▸ **What to do**: Write out the material exactly, leaving every picture behind.

== Data block

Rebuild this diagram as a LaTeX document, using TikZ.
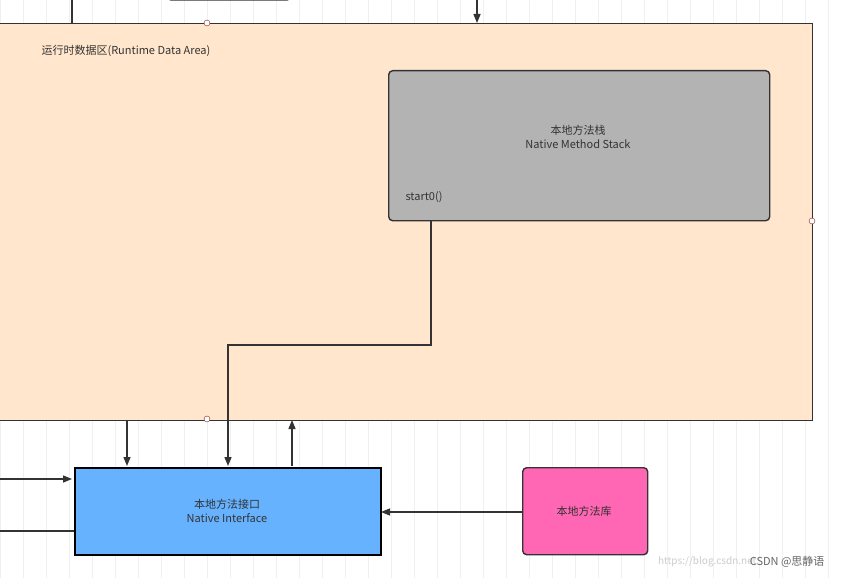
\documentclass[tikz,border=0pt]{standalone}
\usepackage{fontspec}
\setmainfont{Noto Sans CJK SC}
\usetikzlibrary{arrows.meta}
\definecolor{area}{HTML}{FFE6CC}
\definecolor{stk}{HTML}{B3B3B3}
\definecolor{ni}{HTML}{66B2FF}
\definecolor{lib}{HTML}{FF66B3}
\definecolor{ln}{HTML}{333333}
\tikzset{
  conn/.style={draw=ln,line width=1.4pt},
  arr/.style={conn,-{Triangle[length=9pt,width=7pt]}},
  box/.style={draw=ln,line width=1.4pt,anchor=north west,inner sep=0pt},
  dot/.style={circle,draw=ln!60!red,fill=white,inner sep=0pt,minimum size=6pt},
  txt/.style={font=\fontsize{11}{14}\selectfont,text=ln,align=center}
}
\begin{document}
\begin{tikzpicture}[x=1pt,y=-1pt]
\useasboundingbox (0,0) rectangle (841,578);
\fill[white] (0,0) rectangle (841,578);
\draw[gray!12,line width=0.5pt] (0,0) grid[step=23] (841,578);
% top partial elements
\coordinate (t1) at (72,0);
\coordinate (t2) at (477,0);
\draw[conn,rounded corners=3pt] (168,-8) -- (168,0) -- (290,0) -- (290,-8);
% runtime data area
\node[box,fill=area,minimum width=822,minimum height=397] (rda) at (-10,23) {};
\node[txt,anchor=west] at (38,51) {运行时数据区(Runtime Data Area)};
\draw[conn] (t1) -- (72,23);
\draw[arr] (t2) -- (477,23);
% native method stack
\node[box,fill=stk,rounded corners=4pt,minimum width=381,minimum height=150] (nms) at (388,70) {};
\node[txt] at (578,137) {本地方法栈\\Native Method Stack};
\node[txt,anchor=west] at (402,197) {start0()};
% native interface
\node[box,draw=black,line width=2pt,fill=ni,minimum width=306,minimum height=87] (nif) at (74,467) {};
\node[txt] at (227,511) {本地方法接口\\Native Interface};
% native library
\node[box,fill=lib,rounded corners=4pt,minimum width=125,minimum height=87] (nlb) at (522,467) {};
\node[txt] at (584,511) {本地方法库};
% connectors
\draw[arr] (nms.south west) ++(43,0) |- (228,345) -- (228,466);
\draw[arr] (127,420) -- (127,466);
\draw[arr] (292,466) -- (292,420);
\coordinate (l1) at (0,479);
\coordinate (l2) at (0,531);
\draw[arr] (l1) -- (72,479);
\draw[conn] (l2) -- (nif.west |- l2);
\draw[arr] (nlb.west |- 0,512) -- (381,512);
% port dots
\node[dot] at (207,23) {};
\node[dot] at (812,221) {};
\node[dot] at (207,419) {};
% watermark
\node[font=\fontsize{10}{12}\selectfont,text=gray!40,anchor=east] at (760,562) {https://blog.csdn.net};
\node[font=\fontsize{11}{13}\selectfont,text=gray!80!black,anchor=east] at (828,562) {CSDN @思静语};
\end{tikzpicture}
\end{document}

====

▸ **Complete output**:
Rebuild this diagram as a LaTeX document, using TikZ.
\documentclass[tikz,border=0pt]{standalone}
\usepackage{fontspec}
\setmainfont{Noto Sans CJK SC}
\usetikzlibrary{arrows.meta}
\definecolor{area}{HTML}{FFE6CC}
\definecolor{stk}{HTML}{B3B3B3}
\definecolor{ni}{HTML}{66B2FF}
\definecolor{lib}{HTML}{FF66B3}
\definecolor{ln}{HTML}{333333}
\tikzset{
  conn/.style={draw=ln,line width=1.4pt},
  arr/.style={conn,-{Triangle[length=9pt,width=7pt]}},
  box/.style={draw=ln,line width=1.4pt,anchor=north west,inner sep=0pt},
  dot/.style={circle,draw=ln!60!red,fill=white,inner sep=0pt,minimum size=6pt},
  txt/.style={font=\fontsize{11}{14}\selectfont,text=ln,align=center}
}
\begin{document}
\begin{tikzpicture}[x=1pt,y=-1pt]
\useasboundingbox (0,0) rectangle (841,578);
\fill[white] (0,0) rectangle (841,578);
\draw[gray!12,line width=0.5pt] (0,0) grid[step=23] (841,578);
% top partial elements
\coordinate (t1) at (72,0);
\coordinate (t2) at (477,0);
\draw[conn,rounded corners=3pt] (168,-8) -- (168,0) -- (290,0) -- (290,-8);
% runtime data area
\node[box,fill=area,minimum width=822,minimum height=397] (rda) at (-10,23) {};
\node[txt,anchor=west] at (38,51) {运行时数据区(Runtime Data Area)};
\draw[conn] (t1) -- (72,23);
\draw[arr] (t2) -- (477,23);
% native method stack
\node[box,fill=stk,rounded corners=4pt,minimum width=381,minimum height=150] (nms) at (388,70) {};
\node[txt] at (578,137) {本地方法栈\\Native Method Stack};
\node[txt,anchor=west] at (402,197) {start0()};
% native interface
\node[box,draw=black,line width=2pt,fill=ni,minimum width=306,minimum height=87] (nif) at (74,467) {};
\node[txt] at (227,511) {本地方法接口\\Native Interface};
% native library
\node[box,fill=lib,rounded corners=4pt,minimum width=125,minimum height=87] (nlb) at (522,467) {};
\node[txt] at (584,511) {本地方法库};
% connectors
\draw[arr] (nms.south west) ++(43,0) |- (228,345) -- (228,466);
\draw[arr] (127,420) -- (127,466);
\draw[arr] (292,466) -- (292,420);
\coordinate (l1) at (0,479);
\coordinate (l2) at (0,531);
\draw[arr] (l1) -- (72,479);
\draw[conn] (l2) -- (nif.west |- l2);
\draw[arr] (nlb.west |- 0,512) -- (381,512);
% port dots
\node[dot] at (207,23) {};
\node[dot] at (812,221) {};
\node[dot] at (207,419) {};
% watermark
\node[font=\fontsize{10}{12}\selectfont,text=gray!40,anchor=east] at (760,562) {https://blog.csdn.net};
\node[font=\fontsize{11}{13}\selectfont,text=gray!80!black,anchor=east] at (828,562) {CSDN @思静语};
\end{tikzpicture}
\end{document}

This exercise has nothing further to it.